> [What this task involves]:
Look for the string "code" and copy every line that has it.

> [Data supplied]:
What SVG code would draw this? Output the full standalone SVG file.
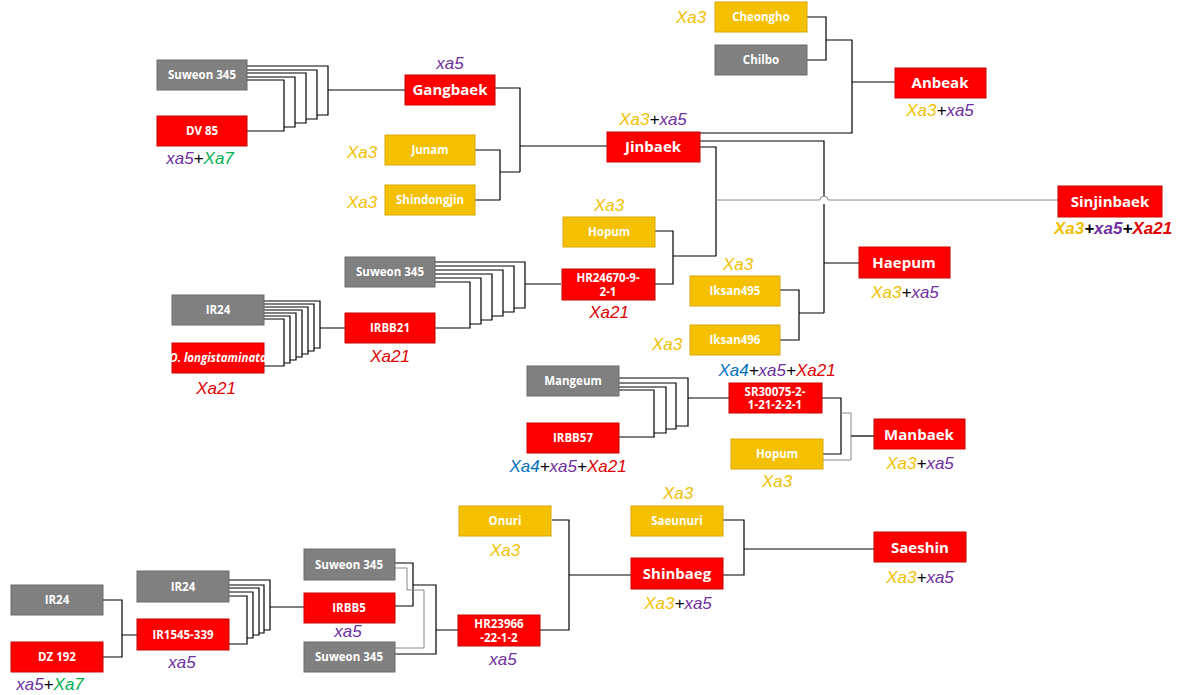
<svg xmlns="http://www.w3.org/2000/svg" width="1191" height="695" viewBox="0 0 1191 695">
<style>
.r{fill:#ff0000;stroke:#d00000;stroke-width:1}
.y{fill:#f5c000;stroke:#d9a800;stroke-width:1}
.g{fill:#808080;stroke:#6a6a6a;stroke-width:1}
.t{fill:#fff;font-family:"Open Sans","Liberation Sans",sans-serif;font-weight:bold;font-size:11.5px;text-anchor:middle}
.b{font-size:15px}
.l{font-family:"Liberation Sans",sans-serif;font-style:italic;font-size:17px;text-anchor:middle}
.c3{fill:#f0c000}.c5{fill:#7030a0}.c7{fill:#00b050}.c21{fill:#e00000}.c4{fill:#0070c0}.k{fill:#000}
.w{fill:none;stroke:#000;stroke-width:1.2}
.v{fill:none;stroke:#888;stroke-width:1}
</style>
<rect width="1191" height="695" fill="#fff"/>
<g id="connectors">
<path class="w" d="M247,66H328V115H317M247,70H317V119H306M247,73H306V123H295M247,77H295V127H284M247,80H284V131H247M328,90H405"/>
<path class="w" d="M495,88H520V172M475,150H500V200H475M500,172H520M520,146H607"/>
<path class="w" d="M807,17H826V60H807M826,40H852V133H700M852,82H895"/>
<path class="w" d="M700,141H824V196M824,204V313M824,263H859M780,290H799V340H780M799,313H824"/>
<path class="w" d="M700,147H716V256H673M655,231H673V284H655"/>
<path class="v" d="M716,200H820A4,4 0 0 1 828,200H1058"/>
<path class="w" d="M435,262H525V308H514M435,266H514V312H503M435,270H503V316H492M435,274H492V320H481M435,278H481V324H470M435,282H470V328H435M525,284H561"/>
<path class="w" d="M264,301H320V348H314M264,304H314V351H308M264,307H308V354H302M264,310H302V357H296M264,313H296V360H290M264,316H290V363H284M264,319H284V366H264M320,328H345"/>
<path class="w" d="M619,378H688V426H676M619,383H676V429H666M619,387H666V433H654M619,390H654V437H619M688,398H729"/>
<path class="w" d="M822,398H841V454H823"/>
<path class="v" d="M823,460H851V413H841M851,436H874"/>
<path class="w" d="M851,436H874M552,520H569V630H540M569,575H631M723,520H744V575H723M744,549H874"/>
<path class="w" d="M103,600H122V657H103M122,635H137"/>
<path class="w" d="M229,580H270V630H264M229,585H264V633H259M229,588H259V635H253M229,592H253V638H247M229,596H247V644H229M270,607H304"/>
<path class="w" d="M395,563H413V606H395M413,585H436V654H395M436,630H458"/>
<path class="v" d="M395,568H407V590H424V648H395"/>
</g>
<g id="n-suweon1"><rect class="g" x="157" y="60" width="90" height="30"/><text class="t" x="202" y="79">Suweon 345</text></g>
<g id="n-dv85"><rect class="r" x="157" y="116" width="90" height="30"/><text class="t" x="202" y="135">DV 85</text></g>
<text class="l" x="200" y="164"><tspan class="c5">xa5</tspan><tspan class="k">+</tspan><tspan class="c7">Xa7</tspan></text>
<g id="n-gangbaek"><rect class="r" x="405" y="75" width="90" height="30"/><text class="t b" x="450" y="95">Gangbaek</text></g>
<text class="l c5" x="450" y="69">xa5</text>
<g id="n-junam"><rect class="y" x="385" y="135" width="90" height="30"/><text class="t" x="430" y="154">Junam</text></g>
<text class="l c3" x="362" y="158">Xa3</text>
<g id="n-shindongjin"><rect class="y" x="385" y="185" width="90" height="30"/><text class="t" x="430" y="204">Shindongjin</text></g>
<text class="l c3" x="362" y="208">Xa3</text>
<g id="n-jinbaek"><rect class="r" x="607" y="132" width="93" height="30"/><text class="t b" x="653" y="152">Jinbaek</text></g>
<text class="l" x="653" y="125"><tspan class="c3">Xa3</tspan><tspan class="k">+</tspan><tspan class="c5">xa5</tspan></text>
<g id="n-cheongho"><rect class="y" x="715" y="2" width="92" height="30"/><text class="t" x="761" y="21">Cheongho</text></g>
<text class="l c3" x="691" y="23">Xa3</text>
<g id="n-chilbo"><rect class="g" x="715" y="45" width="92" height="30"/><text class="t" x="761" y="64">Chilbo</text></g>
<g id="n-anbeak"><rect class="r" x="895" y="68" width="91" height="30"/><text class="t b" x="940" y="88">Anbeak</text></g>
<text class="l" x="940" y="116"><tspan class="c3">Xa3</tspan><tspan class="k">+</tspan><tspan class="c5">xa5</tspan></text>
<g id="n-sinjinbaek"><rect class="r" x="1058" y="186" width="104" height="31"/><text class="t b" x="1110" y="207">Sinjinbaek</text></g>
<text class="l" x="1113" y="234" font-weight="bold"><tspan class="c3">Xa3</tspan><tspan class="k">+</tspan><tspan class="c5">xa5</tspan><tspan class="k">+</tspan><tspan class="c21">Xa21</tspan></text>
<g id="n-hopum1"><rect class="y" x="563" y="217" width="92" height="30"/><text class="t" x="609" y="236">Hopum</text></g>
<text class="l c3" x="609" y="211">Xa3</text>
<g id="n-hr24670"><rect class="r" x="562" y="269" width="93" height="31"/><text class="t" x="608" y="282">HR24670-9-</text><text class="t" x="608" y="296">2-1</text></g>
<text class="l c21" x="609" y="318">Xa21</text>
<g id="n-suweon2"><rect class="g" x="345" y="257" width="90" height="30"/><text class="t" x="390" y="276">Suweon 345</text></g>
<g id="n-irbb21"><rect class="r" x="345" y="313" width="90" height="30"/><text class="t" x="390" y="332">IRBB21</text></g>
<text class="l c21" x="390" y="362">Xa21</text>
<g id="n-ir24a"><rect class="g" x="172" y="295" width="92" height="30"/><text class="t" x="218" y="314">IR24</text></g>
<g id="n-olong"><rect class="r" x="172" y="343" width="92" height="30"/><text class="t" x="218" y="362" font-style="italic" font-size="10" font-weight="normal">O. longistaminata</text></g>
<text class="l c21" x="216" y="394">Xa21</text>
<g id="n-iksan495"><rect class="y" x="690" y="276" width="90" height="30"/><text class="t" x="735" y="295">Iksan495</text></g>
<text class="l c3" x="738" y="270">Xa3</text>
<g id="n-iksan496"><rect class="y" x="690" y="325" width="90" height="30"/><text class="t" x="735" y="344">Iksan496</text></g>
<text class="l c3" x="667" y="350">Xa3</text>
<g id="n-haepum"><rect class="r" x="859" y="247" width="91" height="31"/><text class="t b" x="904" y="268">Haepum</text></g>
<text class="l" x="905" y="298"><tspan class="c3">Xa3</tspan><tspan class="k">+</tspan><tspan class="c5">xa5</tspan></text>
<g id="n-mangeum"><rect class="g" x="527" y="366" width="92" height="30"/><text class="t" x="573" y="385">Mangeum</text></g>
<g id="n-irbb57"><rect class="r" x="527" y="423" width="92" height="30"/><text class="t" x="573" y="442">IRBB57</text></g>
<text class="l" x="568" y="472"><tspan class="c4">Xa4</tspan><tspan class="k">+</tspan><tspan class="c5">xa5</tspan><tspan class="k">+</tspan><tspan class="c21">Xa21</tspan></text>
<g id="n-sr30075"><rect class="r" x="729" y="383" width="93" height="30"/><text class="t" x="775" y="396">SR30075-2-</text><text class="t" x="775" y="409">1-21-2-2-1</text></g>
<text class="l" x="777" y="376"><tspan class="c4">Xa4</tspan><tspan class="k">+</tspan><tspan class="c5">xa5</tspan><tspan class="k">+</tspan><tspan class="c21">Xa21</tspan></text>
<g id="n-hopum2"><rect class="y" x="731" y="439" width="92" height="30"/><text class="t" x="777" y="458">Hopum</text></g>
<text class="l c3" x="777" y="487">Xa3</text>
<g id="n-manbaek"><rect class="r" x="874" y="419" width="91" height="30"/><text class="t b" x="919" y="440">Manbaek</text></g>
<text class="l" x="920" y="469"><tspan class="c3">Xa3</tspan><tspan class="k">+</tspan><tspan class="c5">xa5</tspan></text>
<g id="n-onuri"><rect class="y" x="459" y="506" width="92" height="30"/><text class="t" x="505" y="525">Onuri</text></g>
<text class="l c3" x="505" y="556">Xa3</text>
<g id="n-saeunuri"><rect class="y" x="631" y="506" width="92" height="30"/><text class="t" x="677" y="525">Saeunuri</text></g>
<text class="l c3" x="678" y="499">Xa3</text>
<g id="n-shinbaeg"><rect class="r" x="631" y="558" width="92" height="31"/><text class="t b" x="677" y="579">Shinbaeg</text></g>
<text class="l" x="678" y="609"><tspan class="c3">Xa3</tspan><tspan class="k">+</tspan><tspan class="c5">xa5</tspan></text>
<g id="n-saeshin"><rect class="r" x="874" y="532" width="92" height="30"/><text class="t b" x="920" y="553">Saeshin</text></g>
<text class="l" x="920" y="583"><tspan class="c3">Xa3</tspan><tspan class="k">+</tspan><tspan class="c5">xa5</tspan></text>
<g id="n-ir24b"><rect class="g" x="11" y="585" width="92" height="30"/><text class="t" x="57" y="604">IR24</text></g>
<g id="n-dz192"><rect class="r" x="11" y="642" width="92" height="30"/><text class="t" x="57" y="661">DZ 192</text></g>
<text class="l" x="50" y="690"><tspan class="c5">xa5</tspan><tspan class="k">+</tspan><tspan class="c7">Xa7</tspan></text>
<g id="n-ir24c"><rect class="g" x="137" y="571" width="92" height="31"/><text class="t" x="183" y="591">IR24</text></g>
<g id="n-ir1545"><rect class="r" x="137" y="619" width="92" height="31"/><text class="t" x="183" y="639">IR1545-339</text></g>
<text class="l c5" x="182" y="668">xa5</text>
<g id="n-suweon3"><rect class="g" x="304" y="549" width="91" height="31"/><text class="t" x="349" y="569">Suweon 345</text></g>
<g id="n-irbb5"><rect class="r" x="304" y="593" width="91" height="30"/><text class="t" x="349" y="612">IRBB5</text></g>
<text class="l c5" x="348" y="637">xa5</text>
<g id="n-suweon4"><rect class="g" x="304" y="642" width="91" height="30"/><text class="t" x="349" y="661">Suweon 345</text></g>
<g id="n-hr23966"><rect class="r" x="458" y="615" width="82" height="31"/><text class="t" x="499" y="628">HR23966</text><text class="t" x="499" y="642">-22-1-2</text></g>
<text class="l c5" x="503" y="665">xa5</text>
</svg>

...

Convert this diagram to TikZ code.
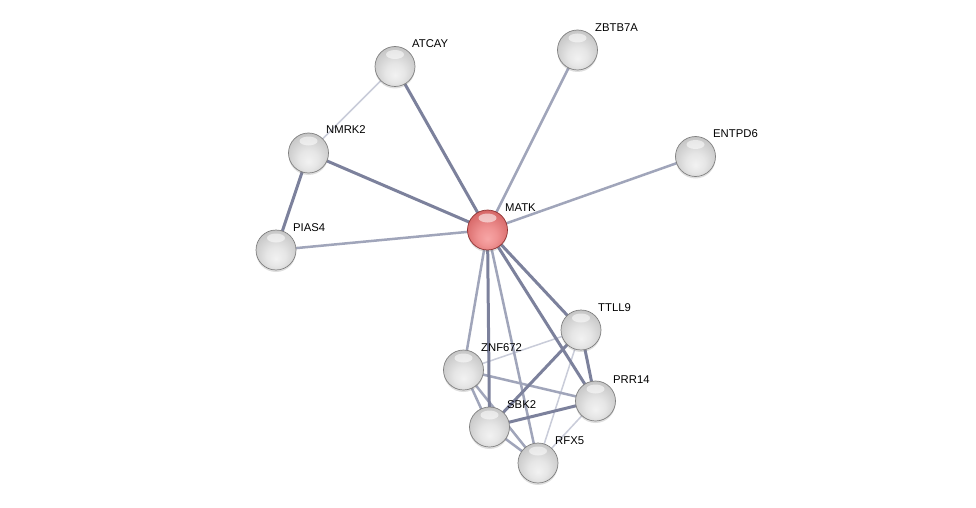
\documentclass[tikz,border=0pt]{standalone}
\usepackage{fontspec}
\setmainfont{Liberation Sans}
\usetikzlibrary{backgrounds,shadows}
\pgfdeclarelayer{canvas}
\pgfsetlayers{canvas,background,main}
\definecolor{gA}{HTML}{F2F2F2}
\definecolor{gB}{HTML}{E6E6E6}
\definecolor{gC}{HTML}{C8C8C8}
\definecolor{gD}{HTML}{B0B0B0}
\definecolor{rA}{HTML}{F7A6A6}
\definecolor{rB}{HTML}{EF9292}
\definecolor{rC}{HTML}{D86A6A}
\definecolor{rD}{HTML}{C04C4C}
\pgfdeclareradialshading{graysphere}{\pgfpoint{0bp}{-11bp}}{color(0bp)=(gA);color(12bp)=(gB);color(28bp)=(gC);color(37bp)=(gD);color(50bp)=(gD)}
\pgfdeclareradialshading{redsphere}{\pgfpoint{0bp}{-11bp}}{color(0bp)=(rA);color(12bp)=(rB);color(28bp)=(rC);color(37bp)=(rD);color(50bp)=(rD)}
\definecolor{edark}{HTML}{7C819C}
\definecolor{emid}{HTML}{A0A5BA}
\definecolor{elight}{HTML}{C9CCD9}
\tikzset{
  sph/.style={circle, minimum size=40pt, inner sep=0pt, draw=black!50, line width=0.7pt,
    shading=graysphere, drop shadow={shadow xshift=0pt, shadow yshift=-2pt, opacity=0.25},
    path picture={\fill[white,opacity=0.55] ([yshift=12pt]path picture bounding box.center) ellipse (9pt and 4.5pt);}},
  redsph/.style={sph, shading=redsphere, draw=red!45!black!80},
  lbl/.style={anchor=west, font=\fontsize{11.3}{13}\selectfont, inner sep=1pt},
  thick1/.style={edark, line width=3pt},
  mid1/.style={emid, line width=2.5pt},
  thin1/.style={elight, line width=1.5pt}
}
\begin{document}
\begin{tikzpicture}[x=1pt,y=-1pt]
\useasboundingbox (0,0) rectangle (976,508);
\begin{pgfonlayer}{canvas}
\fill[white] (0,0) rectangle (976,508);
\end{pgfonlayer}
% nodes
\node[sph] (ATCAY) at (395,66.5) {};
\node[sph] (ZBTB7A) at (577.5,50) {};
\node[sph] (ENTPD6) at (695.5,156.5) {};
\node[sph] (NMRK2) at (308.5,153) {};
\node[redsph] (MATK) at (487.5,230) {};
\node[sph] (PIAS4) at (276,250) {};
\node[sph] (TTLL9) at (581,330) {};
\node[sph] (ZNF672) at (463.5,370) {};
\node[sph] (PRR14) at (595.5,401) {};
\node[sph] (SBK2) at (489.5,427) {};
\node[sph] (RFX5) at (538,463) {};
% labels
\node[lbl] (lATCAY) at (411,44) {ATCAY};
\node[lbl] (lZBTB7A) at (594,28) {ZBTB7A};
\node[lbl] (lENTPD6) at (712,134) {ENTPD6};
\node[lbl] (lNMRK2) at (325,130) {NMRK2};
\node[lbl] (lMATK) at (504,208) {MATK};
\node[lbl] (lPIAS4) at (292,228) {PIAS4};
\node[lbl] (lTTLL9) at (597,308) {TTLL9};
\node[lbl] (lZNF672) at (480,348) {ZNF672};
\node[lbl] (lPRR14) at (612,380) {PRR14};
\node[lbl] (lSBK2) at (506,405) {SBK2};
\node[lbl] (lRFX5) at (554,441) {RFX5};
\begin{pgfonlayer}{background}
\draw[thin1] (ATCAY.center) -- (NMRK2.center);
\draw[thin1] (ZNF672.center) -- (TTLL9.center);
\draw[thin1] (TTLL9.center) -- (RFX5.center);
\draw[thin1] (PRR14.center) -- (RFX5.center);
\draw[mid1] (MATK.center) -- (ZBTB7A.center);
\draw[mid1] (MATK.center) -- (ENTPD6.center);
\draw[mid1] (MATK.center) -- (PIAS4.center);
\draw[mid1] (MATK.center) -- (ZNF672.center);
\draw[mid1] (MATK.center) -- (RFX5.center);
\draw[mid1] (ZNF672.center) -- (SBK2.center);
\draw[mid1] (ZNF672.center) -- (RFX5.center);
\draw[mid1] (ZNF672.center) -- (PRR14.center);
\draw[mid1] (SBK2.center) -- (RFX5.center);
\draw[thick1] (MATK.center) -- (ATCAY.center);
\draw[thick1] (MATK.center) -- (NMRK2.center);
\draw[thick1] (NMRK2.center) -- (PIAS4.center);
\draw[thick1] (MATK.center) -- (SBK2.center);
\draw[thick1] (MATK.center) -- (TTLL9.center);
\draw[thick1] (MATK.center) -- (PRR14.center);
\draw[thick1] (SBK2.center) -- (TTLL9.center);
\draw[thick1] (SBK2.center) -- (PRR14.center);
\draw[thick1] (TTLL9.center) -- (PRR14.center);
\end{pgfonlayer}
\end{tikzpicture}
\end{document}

> [Result for this exercise]:
What SVG code would draw this? Output the full standalone SVG file.
Convert this diagram to TikZ code.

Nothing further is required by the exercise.